In definitiva L., tutt'ora inesplorata, è nota, oltre che per la battaglia, per la monetazione, che le viene attribuita (v. anche laino). Gli stateri d'argento incusi con la leggenda ΛΑFΙ-ΝΟΣ divisa fra diritto e rovescio furono emessi dopo la caduta di Sibari: il toro androcefalo retrospiciente è un riflesso del tipo sibaritico, adattato a rappresentare il fiume Lao, ma la sua figura si differenzia dalle tante simili per la testa interamente umana con lunghi capelli acconciati in un molle krobỳlos e, specie in relazione con i caratteri provinciali, non può datarsi prima dell'inizio del V sec. a.
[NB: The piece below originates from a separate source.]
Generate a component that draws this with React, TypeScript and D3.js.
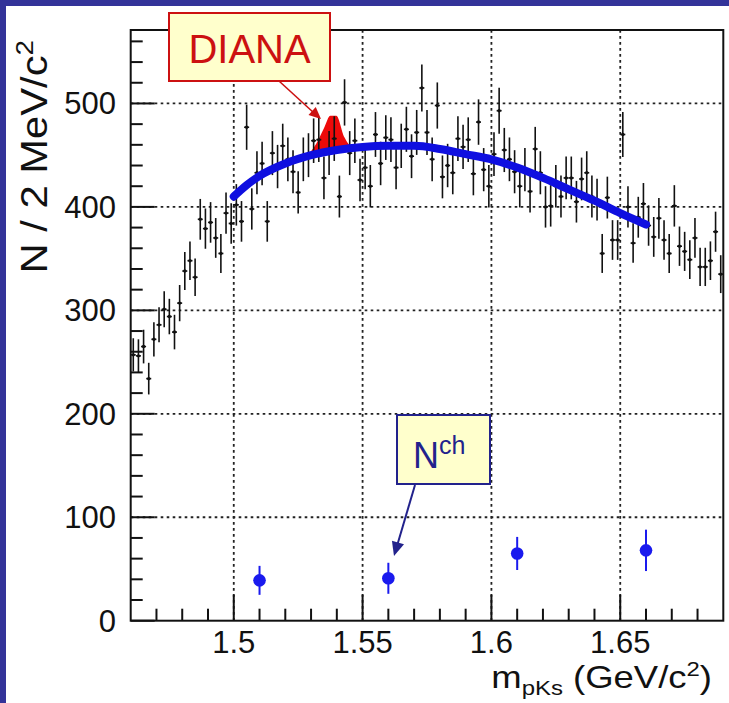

C. La successiva coniazione d'argento a doppio rilievo, col toro androprosopo di gusto ancora arcaico sulle due facce e le leggende ΛΑΙ o ΛΑΙΝΟΣ, si prolunga dopo una interruzione con molte emissioni di bronzi almeno fino a tutto il IV sec.: alla leggenda ΛΑΙΝΩΝ se ne aggiungono diverse altre, credute sigle o nomi di magistrati, mentre alcuni tipi rivelano chiaramente l'influsso della Sicilia e di Siracusa in particolare.
Bibl.: G. Gioia, Mem. Stor. e Docum. sopra Lao, Laino ecc., Napoli 1885; D. P. Marincola, Di Terina e di Lao, Catanzaro 1886; M. Lacava, Del sito di... Lao, Napoli 1891; O. Dito, Appunti di geogr. stor. Calabrese: Laos, in Riv. Cal. di storia e Geogr., I, 1893, pp. 175 ss. e 260 ss.; Philipp, in Pauly-Wissowa, XII, i, 1924, col. 1039, s. v. Laus; E. Ciaceri, Storia della Magna Grecia, I, 1928, p. 271; II, 1932, p. 413 ss.; J. Bérard, La Colonisation Grecque, Parigi 1941, pp. 160 e 334; T. J. Dunbabin, The Western Greeks, Oxford 1948, pp. 41, 78 s., 155, 204 ss., 365 s. Per le monete: J. Babelon, Traité des Monnaies, I, n. 2101 ss., tav. LXVIII, 1-3; B. V. Head, Historia numorum, Oxford 1911, p. 73 ss.; British Museum Catalogue, Italy, p. 235 ss.; J. Babelon, Bibliothèque Nationale, Cat. Coll. De Luynes, I, p. 91, nn. 443-448; Syll. Num. Gr., II, Lloyd Coll., nn. 287-290, tav. IX; III, Lockett Coll., nn. 362-364, tav. VI; IV, Fitzwilliam Mus., nn. 445-448, tav. VIII; Danish Nat. Mus., I, nn. 1145-1157, tav. 23; L. Breglia, in Annali Ist. It. Num., II, 1955, pp. 13, n. 9 e 21, tav. I, 7.